- Fed holds rates steady; investor caution keeps crypto market mostly flat.
- Global tensions and bearish signals hint at a possible Bitcoin downturn ahead.
Despite a modest uptick in Bitcoin’s [BTC] daily performance, the broader crypto market continues to tread water.
At the time of writing, BTC hovered near $104,794, reflecting a flat trajectory following the U.S. Federal Reserve’s decision to keep interest rates steady amid lingering inflation concerns.
Market reacts to Fed’s rate cut decision
What’s interesting here is that, while the coin market stalls, ETFs are showing strength.
Spot Bitcoin ETFs, for instance, saw inflows of $388.3 million, whereas Ethereum ETFs attracted $19.1 million, according to Farside Investors, hinting at sustained institutional interest even in a cooling market.
For context, the Federal Reserve decided to keep interest rates unchanged at 4.25% to 4.5%, stirring the crypto markets, as per The New York Times.
Market participants also appear to be holding back amid uncertainty over the Fed’s future course, especially with officials reportedly divided on the timing of potential rate cuts.
Trump slams Powell
Adding to the tension, President Donald Trump reignited his long-standing criticism of Fed Chair Jerome Powell, calling him “stupid” just hours before the policy announcement.

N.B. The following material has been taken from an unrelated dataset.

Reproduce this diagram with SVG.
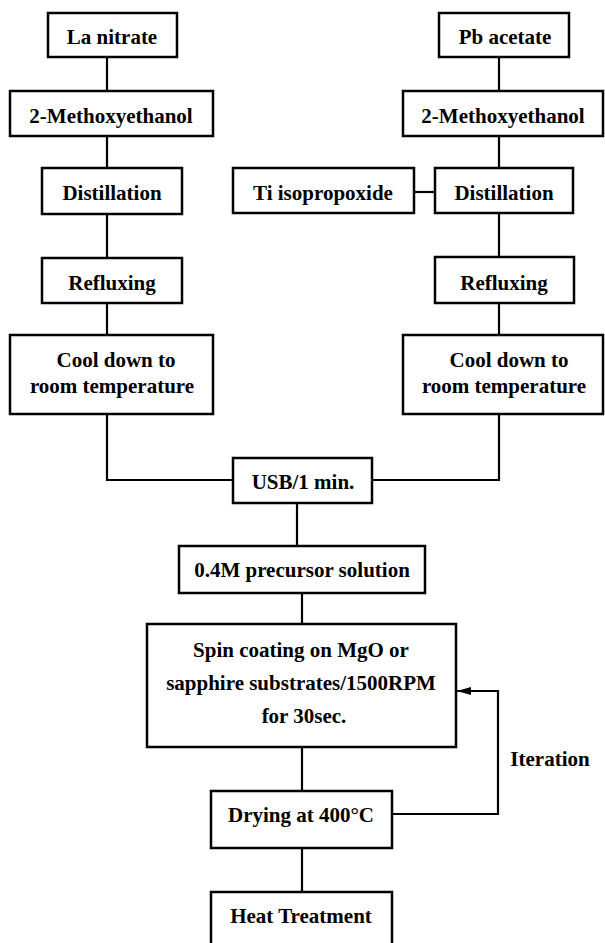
<svg xmlns="http://www.w3.org/2000/svg" width="605" height="943" viewBox="0 0 605 943">
<style>
.n rect{fill:#fff;stroke:#000;stroke-width:2.5}
text{font-family:"Liberation Serif","Times New Roman",serif;font-weight:bold;font-size:21px;text-anchor:middle;fill:#000}
.c path,.c line{stroke:#000;stroke-width:2.2;fill:none}
</style>
<defs>
<marker id="ah" markerWidth="14" markerHeight="8" refX="14" refY="4" orient="auto" markerUnits="userSpaceOnUse">
<path d="M0,0 L14,4 L0,8 Z" fill="#000"/>
</marker>
</defs>
<rect width="605" height="943" fill="#fff"/>
<g class="c" id="connectors">
<line x1="107" y1="57" x2="107" y2="91"/>
<line x1="107" y1="136" x2="107" y2="168"/>
<line x1="107" y1="214" x2="107" y2="258"/>
<line x1="107" y1="303" x2="107" y2="335"/>
<path d="M107,414 V480 H233"/>
<line x1="499" y1="57" x2="499" y2="91"/>
<line x1="499" y1="136" x2="499" y2="168"/>
<line x1="499" y1="213" x2="499" y2="257"/>
<line x1="499" y1="303" x2="499" y2="335"/>
<path d="M499,414 V480 H372"/>
<line x1="414" y1="192" x2="435" y2="192"/>
<line x1="297" y1="503" x2="297" y2="546"/>
<line x1="302" y1="593" x2="302" y2="624"/>
<line x1="302" y1="747" x2="302" y2="791"/>
<line x1="302" y1="848" x2="302" y2="892"/>
<path d="M392,814 H498 V691 H457" marker-end="url(#ah)"/>
<text x="550" y="766">Iteration</text>
</g>
<g class="n" id="la_nitrate"><rect x="48" y="13" width="129" height="44"/><text x="112" y="44">La nitrate</text></g>
<g class="n" id="methoxy_left"><rect x="10" y="91" width="203" height="45"/><text x="111" y="123">2-Methoxyethanol</text></g>
<g class="n" id="distill_left"><rect x="42" y="168" width="140" height="46"/><text x="112" y="200">Distillation</text></g>
<g class="n" id="reflux_left"><rect x="42" y="258" width="140" height="45"/><text x="112" y="290">Refluxing</text></g>
<g class="n" id="cool_left"><rect x="10" y="335" width="203" height="79"/><text x="116" y="367">Cool down to</text><text x="112" y="393">room temperature</text></g>
<g class="n" id="pb_acetate"><rect x="439" y="13" width="130" height="44"/><text x="505" y="44">Pb acetate</text></g>
<g class="n" id="methoxy_right"><rect x="403" y="91" width="200" height="45"/><text x="503" y="123">2-Methoxyethanol</text></g>
<g class="n" id="ti_iso"><rect x="233" y="168" width="181" height="45"/><text x="323" y="200">Ti isopropoxide</text></g>
<g class="n" id="distill_right"><rect x="435" y="168" width="138" height="45"/><text x="504" y="200">Distillation</text></g>
<g class="n" id="reflux_right"><rect x="435" y="257" width="139" height="46"/><text x="504" y="290">Refluxing</text></g>
<g class="n" id="cool_right"><rect x="403" y="335" width="200" height="79"/><text x="509" y="367">Cool down to</text><text x="504" y="393">room temperature</text></g>
<g class="n" id="usb"><rect x="233" y="458" width="139" height="45"/><text x="303" y="489">USB/1 min.</text></g>
<g class="n" id="precursor"><rect x="179" y="546" width="246" height="47"/><text x="302" y="577">0.4M precursor solution</text></g>
<g class="n" id="spin"><rect x="147" y="624" width="309" height="123"/><text x="301" y="657">Spin coating on MgO or</text><text x="301" y="690">sapphire substrates/1500RPM</text><text x="304" y="723">for 30sec.</text></g>
<g class="n" id="drying"><rect x="211" y="791" width="181" height="57"/><text x="301" y="822">Drying at 400°C</text></g>
<g class="n" id="heat"><rect x="211" y="892" width="181" height="60"/><text x="301" y="923">Heat Treatment</text></g>
</svg>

Trump argued that the central bank’s benchmark rate should be at least two percentage points lower, underscoring the political pressure mounting around the Fed’s monetary stance.
Trump made the offhand comment outside the White House, where he said,
“So we have a stupid person. Frankly, you probably won’t cut today. Europe had 10 cuts, and we had none. And I guess he’s a political guy, I don’t know. He’s a political guy who’s not a smart person, but he’s costing the country a fortune.”
What are the numbers hinting at?
While recent inflation data has shown signs of easing, the Federal Reserve remains hesitant to shift its monetary stance.
The Consumer Price Index for May rose by just 0.1%, pushing the annual inflation rate down to 2.4%, edging closer to the Fed’s 2% target.
Similarly, April’s Personal Consumption Expenditures saw minimal growth.
However, despite these improvements, Fed officials remain cautious, citing lingering uncertainties tied to global economic pressures, including the fallout from former President Donald Trump’s trade policies.
Emphasizing the unpredictability of the scope and duration of tariff-related impacts, Fed Powell said,
“We know that the time will come. It could come quickly, it could not come quickly. As long as the economy is solid, though, as long as we’re seeing the kind of labor market that we have, and reasonably decent growth and inflation moving down, we feel like the right thing to do is to be where we are.”
Fed rate cut is not the only cause behind the flat market
While the Federal Reserve’s stance has certainly played a role in dampening market sentiment, broader global developments have also contributed to Bitcoin’s recent volatility.
From renewed tariff threats under Trump to escalating geopolitical tensions between Iran and Israel, external pressures are weighing heavily on investor confidence.
On-chain indicators further suggest a bearish trend, with more wallet addresses aligning with bearish activity than bullish, hinting at a potential price dip ahead.
Source: IntoTheBlock
Since Bitcoin often sets the tone for the broader crypto market, any significant drop could trigger widespread corrections.
Therefore, as multiple factors converge, the road ahead for Bitcoin remains uncertain, leaving investors on edge as they await the next decisive shift.